## Work to complete
Omit every picture and write out the rest of the records exactly.

## Dataset extract
_____

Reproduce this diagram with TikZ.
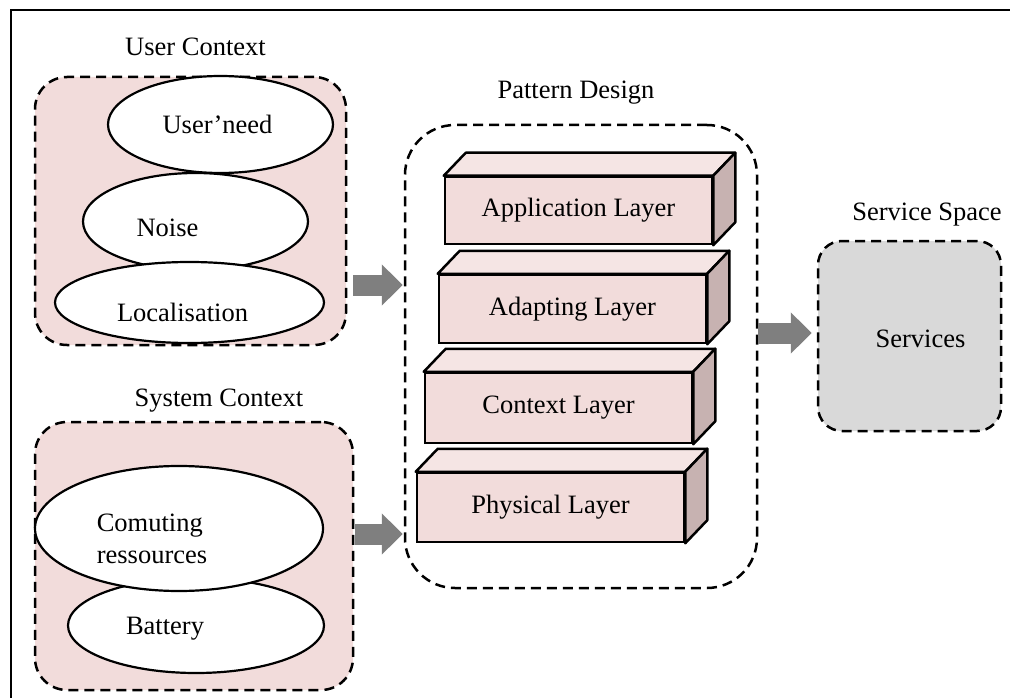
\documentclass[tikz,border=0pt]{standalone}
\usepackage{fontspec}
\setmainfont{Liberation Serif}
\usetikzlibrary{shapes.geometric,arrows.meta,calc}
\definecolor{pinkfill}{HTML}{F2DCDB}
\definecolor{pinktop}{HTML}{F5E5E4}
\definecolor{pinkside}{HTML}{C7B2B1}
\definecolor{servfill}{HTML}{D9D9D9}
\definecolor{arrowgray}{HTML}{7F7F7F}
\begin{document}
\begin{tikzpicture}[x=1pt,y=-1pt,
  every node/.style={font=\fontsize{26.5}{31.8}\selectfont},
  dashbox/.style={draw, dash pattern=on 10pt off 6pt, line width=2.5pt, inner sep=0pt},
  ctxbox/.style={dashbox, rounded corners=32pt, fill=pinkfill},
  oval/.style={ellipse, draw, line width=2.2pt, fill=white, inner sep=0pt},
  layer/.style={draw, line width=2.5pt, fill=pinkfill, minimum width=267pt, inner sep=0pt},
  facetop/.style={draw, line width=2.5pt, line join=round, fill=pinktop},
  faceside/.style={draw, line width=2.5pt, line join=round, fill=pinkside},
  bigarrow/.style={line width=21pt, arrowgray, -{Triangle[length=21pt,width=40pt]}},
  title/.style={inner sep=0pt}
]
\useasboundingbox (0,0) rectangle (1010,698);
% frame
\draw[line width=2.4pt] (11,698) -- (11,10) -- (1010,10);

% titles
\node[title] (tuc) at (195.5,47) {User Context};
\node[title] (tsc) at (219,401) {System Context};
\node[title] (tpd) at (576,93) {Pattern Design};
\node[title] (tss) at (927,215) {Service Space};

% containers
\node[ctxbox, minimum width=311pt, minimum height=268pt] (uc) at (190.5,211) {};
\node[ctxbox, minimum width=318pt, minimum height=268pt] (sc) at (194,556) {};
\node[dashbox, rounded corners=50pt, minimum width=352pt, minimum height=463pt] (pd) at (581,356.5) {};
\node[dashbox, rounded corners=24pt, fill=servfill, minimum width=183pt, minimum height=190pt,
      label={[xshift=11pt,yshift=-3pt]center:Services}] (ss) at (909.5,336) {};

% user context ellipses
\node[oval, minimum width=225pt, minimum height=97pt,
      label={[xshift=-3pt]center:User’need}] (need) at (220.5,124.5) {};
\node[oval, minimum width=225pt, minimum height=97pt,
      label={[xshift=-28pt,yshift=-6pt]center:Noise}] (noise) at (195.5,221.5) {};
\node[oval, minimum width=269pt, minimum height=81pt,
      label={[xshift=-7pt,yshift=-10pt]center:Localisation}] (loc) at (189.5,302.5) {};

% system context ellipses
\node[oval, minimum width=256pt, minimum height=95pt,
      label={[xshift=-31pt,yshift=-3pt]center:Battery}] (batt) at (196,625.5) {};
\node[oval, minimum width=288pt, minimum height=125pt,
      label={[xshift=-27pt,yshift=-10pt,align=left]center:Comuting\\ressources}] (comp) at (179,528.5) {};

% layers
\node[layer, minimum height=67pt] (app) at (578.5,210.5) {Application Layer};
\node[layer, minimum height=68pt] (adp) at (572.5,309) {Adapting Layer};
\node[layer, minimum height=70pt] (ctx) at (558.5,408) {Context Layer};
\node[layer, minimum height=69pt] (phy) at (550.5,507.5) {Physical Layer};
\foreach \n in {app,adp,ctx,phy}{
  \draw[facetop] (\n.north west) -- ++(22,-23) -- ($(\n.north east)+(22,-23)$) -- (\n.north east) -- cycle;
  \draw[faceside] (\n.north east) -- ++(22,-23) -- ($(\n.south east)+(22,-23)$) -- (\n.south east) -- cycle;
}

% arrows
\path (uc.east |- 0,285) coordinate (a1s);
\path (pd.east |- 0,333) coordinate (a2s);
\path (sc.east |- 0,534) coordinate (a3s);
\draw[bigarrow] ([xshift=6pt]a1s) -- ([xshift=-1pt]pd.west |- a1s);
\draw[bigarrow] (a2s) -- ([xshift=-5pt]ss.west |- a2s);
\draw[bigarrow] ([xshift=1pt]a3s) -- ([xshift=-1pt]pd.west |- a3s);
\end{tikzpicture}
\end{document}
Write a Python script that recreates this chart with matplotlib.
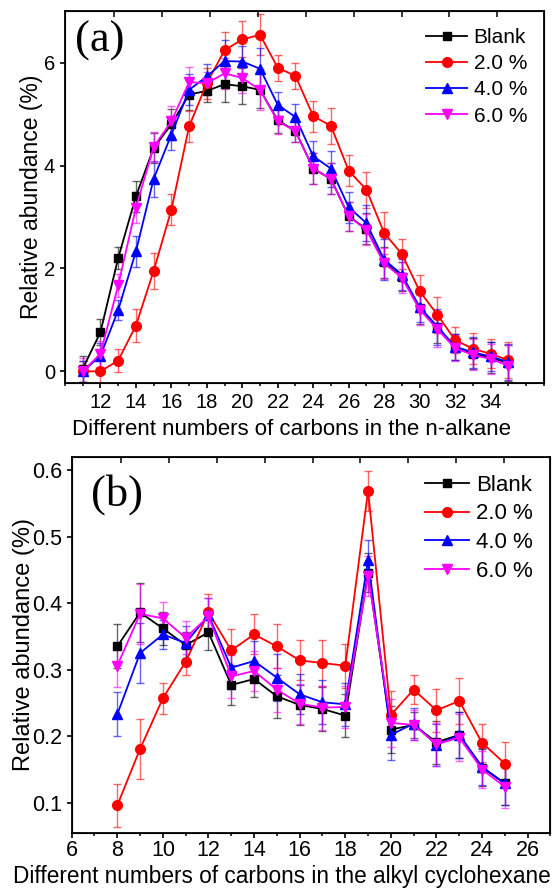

_____

## Exercise response
Reproduce this diagram with TikZ.
\documentclass[tikz,border=0pt]{standalone}
\usepackage{fontspec}
\setmainfont{Liberation Serif}
\usetikzlibrary{shapes.geometric,arrows.meta,calc}
\definecolor{pinkfill}{HTML}{F2DCDB}
\definecolor{pinktop}{HTML}{F5E5E4}
\definecolor{pinkside}{HTML}{C7B2B1}
\definecolor{servfill}{HTML}{D9D9D9}
\definecolor{arrowgray}{HTML}{7F7F7F}
\begin{document}
\begin{tikzpicture}[x=1pt,y=-1pt,
  every node/.style={font=\fontsize{26.5}{31.8}\selectfont},
  dashbox/.style={draw, dash pattern=on 10pt off 6pt, line width=2.5pt, inner sep=0pt},
  ctxbox/.style={dashbox, rounded corners=32pt, fill=pinkfill},
  oval/.style={ellipse, draw, line width=2.2pt, fill=white, inner sep=0pt},
  layer/.style={draw, line width=2.5pt, fill=pinkfill, minimum width=267pt, inner sep=0pt},
  facetop/.style={draw, line width=2.5pt, line join=round, fill=pinktop},
  faceside/.style={draw, line width=2.5pt, line join=round, fill=pinkside},
  bigarrow/.style={line width=21pt, arrowgray, -{Triangle[length=21pt,width=40pt]}},
  title/.style={inner sep=0pt}
]
\useasboundingbox (0,0) rectangle (1010,698);
% frame
\draw[line width=2.4pt] (11,698) -- (11,10) -- (1010,10);

% titles
\node[title] (tuc) at (195.5,47) {User Context};
\node[title] (tsc) at (219,401) {System Context};
\node[title] (tpd) at (576,93) {Pattern Design};
\node[title] (tss) at (927,215) {Service Space};

% containers
\node[ctxbox, minimum width=311pt, minimum height=268pt] (uc) at (190.5,211) {};
\node[ctxbox, minimum width=318pt, minimum height=268pt] (sc) at (194,556) {};
\node[dashbox, rounded corners=50pt, minimum width=352pt, minimum height=463pt] (pd) at (581,356.5) {};
\node[dashbox, rounded corners=24pt, fill=servfill, minimum width=183pt, minimum height=190pt,
      label={[xshift=11pt,yshift=-3pt]center:Services}] (ss) at (909.5,336) {};

% user context ellipses
\node[oval, minimum width=225pt, minimum height=97pt,
      label={[xshift=-3pt]center:User’need}] (need) at (220.5,124.5) {};
\node[oval, minimum width=225pt, minimum height=97pt,
      label={[xshift=-28pt,yshift=-6pt]center:Noise}] (noise) at (195.5,221.5) {};
\node[oval, minimum width=269pt, minimum height=81pt,
      label={[xshift=-7pt,yshift=-10pt]center:Localisation}] (loc) at (189.5,302.5) {};

% system context ellipses
\node[oval, minimum width=256pt, minimum height=95pt,
      label={[xshift=-31pt,yshift=-3pt]center:Battery}] (batt) at (196,625.5) {};
\node[oval, minimum width=288pt, minimum height=125pt,
      label={[xshift=-27pt,yshift=-10pt,align=left]center:Comuting\\ressources}] (comp) at (179,528.5) {};

% layers
\node[layer, minimum height=67pt] (app) at (578.5,210.5) {Application Layer};
\node[layer, minimum height=68pt] (adp) at (572.5,309) {Adapting Layer};
\node[layer, minimum height=70pt] (ctx) at (558.5,408) {Context Layer};
\node[layer, minimum height=69pt] (phy) at (550.5,507.5) {Physical Layer};
\foreach \n in {app,adp,ctx,phy}{
  \draw[facetop] (\n.north west) -- ++(22,-23) -- ($(\n.north east)+(22,-23)$) -- (\n.north east) -- cycle;
  \draw[faceside] (\n.north east) -- ++(22,-23) -- ($(\n.south east)+(22,-23)$) -- (\n.south east) -- cycle;
}

% arrows
\path (uc.east |- 0,285) coordinate (a1s);
\path (pd.east |- 0,333) coordinate (a2s);
\path (sc.east |- 0,534) coordinate (a3s);
\draw[bigarrow] ([xshift=6pt]a1s) -- ([xshift=-1pt]pd.west |- a1s);
\draw[bigarrow] (a2s) -- ([xshift=-5pt]ss.west |- a2s);
\draw[bigarrow] ([xshift=1pt]a3s) -- ([xshift=-1pt]pd.west |- a3s);
\end{tikzpicture}
\end{document}
Write a Python script that recreates this chart with matplotlib.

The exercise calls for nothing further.